The Good Old Days Weren't So Different than Today

Matt from Basketbawful e-mails:

You might have noticed I've been running a Worst of Celtics-Lakers series on my site.

I sometimes find myself -- like many other fans, bloggers, writers, etc. -- flipping out over hard fouls, freethrow discrepancies, blown calls, and basketball players saying and doing the wrong things at the wrong times.

Now, a lot of times we look back at the 60s, 70s, and 80s with rose-colored glasses. The general consensus is that players were smarter, more selfless, and much classier than they are today.

Anyway, I've done a ridiculous amount of research for these posts, and I've discovered that there have been countless cases in which one team got way more freethrows than the other, countless bad calls (or questionable ones), countless cases of poor sportsmanship/gloating/sour grapes, and conspiracy theories, and selfishness, what-ifs brought on by this or that call that wasn't made, this or that shot that should or should not have gone in, so on and so forth.

In short: Nothing has changed.

It feels like it has, we think it has ... but it hasn't.

I mean, Russell called Wilt a loser, Auerbach rubbed dirt in his opponents faces, Larry Bird blasted his teammates and later complained about not getting enough shots, The naysayers, and there are many of them, always seem to think the game is in trouble, that it's devolving into a darker, uglier version of itself.

But the fact is, in a lot of ways, things have gotten better. Most players have learned what they can and can't say to the press. Dirty play has been greatly limited. We're moving toward transparency ... I mean the League is actually admitting blown calls now!

The lesson: We should all try to overreact a little less and enjoy a little more.

Take note. This is a guy who runs a site about the most awful things about the NBA. And here he is telling you that the NBA ain't so awful.

As someone who loves the NBA warts and all, I'll second that emotion, and back it up with some more evidence.

You know how the planets used to revolve around the sunny Lakers of Magic Johnson? Then in the modern NBA, Shaquille O'Neal and Kobe Bryant had all their spats and eventual divorce which seemed so hideous by comparison?

I have been re-reading Roland Lazenby's mighty Laker tome The Show, and you know what? It was never peaches and cream for those close to the Lakeshow. It's more about the way information flows. These days, there's no hiding a lot of those warts.

Some examples of the kinds of things that have always been part of basketball, but aren't always part of basketball memories:

  • When Magic Johnson was brand new to the League -- this is the guy most consider the greatest point guard ever -- few people believed he could play point guard. And the existing guard, Norm Nixon, led a faction in the locker room to which Kareem Abdul-Jabbar belonged.

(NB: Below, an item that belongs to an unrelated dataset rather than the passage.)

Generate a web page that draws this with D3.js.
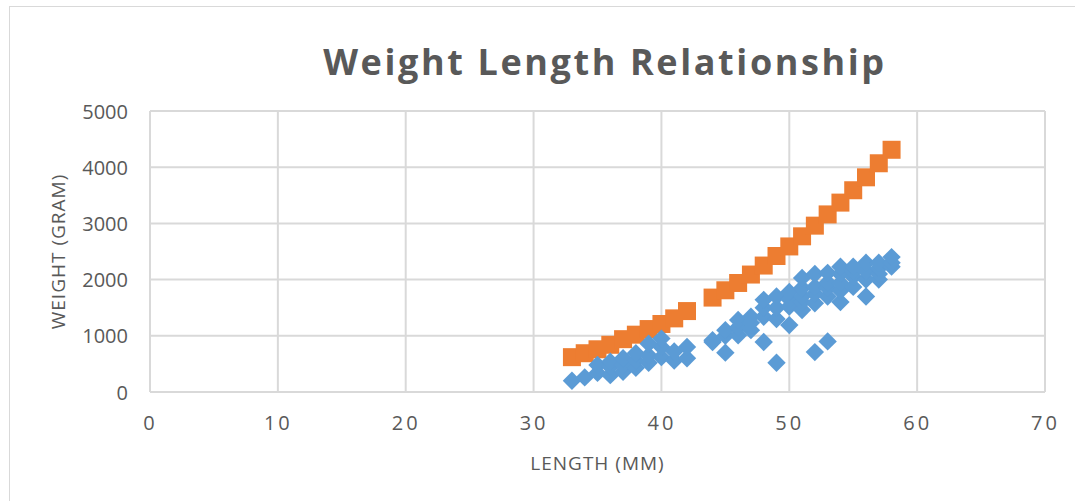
<!DOCTYPE html>
<html>
<head>
<meta charset="utf-8">
<script src="https://cdn.jsdelivr.net/npm/d3@7"></script>
<style>
  body { margin: 0; background: #fff; }
  svg text { font-family: "Open Sans", "Liberation Sans", sans-serif; fill: #595959; }
</style>
</head>
<body>
<svg id="chart"></svg>
<script>
// Orange series: one weight per length
const orangeLength = [33, 34, 35, 36, 37, 38, 39, 40, 41, 42, 44, 45, 46, 47, 48, 49, 50, 51, 52, 53, 54, 55, 56, 57, 58];
const orangeWeight = [620, 690, 760, 840, 940, 1020, 1120, 1210, 1310, 1440, 1680, 1810, 1940, 2090, 2250, 2420, 2590, 2770, 2960, 3160, 3370, 3590, 3820, 4070, 4310];

// Blue series: observed samples
const blueLength = [33, 34, 35, 35, 36, 36, 36, 37, 37, 37, 38, 38, 38, 39, 39, 39, 40, 40, 40, 41, 41, 42, 42,
  44, 44, 45, 45, 45, 46, 46, 46, 47, 47, 47, 48, 48, 48, 48, 49, 49, 49, 49, 50, 50, 50, 50,
  51, 51, 51, 51, 51, 52, 52, 52, 52, 52, 53, 53, 53, 53, 53, 54, 54, 54, 54, 54, 55, 55, 55, 55,
  56, 56, 56, 56, 57, 57, 57, 57, 58, 58, 58];
const blueWeight = [200, 260, 340, 480, 300, 450, 540, 360, 480, 600, 430, 560, 690, 520, 650, 860, 620, 800, 950, 560, 720, 600, 800,
  890, 920, 700, 1000, 1100, 1010, 1150, 1280, 1100, 1230, 1340, 890, 1340, 1500, 1640, 520, 1300, 1500, 1700, 1190, 1520, 1650, 1780,
  1460, 1600, 1700, 1850, 2030, 710, 1580, 1750, 1870, 2100, 900, 1700, 1850, 1950, 2120, 1600, 1800, 1940, 2100, 2230, 1870, 2050, 2150, 2230,
  1700, 2000, 2150, 2300, 2000, 2100, 2200, 2300, 2230, 2300, 2400];

const xTicks = [0, 10, 20, 30, 40, 50, 60, 70];
const yTicks = [0, 1000, 2000, 3000, 4000, 5000];

const W = 1075, H = 501;
const margin = { top: 111, right: 30, bottom: 109, left: 150 };
const width = W - margin.left - margin.right;
const height = H - margin.top - margin.bottom;

const svg = d3.select('#chart').attr('width', W).attr('height', H);

// outer chart frame
svg.append('rect')
  .attr('x', 9.5).attr('y', 6.5)
  .attr('width', W + 20).attr('height', H + 20)
  .attr('fill', 'none').attr('stroke', '#d9d9d9').attr('stroke-width', 1);

const chart = svg.append('g').attr('transform', `translate(${margin.left},${margin.top})`);

const x = d3.scaleLinear().domain([0, 70]).range([0, width]);
const y = d3.scaleLinear().domain([0, 5000]).range([height, 0]);

// gridlines
chart.append('g')
  .selectAll('line').data(xTicks).join('line')
  .attr('x1', d => x(d)).attr('x2', d => x(d))
  .attr('y1', 0).attr('y2', height)
  .attr('stroke', '#d9d9d9').attr('stroke-width', 2);
chart.append('g')
  .selectAll('line').data(yTicks).join('line')
  .attr('x1', 0).attr('x2', width)
  .attr('y1', d => y(d)).attr('y2', d => y(d))
  .attr('stroke', '#d9d9d9').attr('stroke-width', 2);

// axes (labels only)
const xAxis = d3.axisBottom(x).tickValues(xTicks).tickSize(0).tickPadding(24);
const yAxis = d3.axisLeft(y).tickValues(yTicks).tickFormat(d3.format('d')).tickSize(0).tickPadding(22);

const xAxisG = chart.append('g').attr('transform', `translate(0,${height})`).call(xAxis);
const yAxisG = chart.append('g').call(yAxis);
[xAxisG, yAxisG].forEach(g => {
  g.select('.domain').remove();
  g.selectAll('text').style('font-size', '20px').attr('fill', '#595959');
});
xAxisG.selectAll('text').style('letter-spacing', '3px');
yAxisG.selectAll('text').attr('dy', '0.35em');

// series
const orange = orangeLength.map((l, i) => ({ l, w: orangeWeight[i] }));
const blue = blueLength.map((l, i) => ({ l, w: blueWeight[i] }));

chart.append('g').selectAll('path').data(orange).join('path')
  .attr('d', d3.symbol().type(d3.symbolSquare).size(18 * 18))
  .attr('transform', d => `translate(${x(d.l)},${y(d.w)})`)
  .attr('fill', '#ED7D31');

chart.append('g').selectAll('path').data(blue).join('path')
  .attr('d', d3.symbol().type(d3.symbolSquare).size(13 * 13))
  .attr('transform', d => `translate(${x(d.l)},${y(d.w)}) rotate(45)`)
  .attr('fill', '#5B9BD5');

// titles
svg.append('text')
  .attr('x', 605).attr('y', 75)
  .attr('text-anchor', 'middle')
  .style('font-size', '36px').style('font-weight', 'bold').style('letter-spacing', '2.6px')
  .text('Weight Length Relationship');

svg.append('text')
  .attr('transform', `translate(65,${margin.top + height / 2}) rotate(-90)`)
  .attr('text-anchor', 'middle')
  .style('font-size', '19px').style('letter-spacing', '1px')
  .text('WEIGHT (GRAM)');

svg.append('text')
  .attr('x', margin.left + width / 2).attr('y', 470)
  .attr('text-anchor', 'middle')
  .style('font-size', '19px').style('letter-spacing', '1px')
  .text('LENGTH (MM)');
</script>
</body>
</html>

For instance, Lazenby tells that in practice the coaching staff would give the ball to Johnson to run a play, and Abdul-Jabbar would take the ball from Johnson and give it to Nixon.

  • At one point, Magic Johnson told the press he wanted to be traded because of the style of play, and coach Paul Westhead was instantly replaced.

  • At the press conference to announce Westhead's replacement, owner Jerry Buss said that Jerry West would be the coach. West was there and denied it. Pat Riley -- who had recently been a broadcaster -- got the job. You almost never see that kind of nuttiness anymore.

  • Jamaal Wilkes, talking about the 1982 title team, says "we had so many unhappy people you wouldn't believe it."

  • When Magic Johnson got a big new contract, Lazenby says Kareem Abdul-Jabbar called a press conference and wondered aloud if Johnson had become part of Laker management. Abdul-Jabbar ended up getting himself a bigger contract.

Also, one thing I'll say about today's NBA: At least the uniforms match.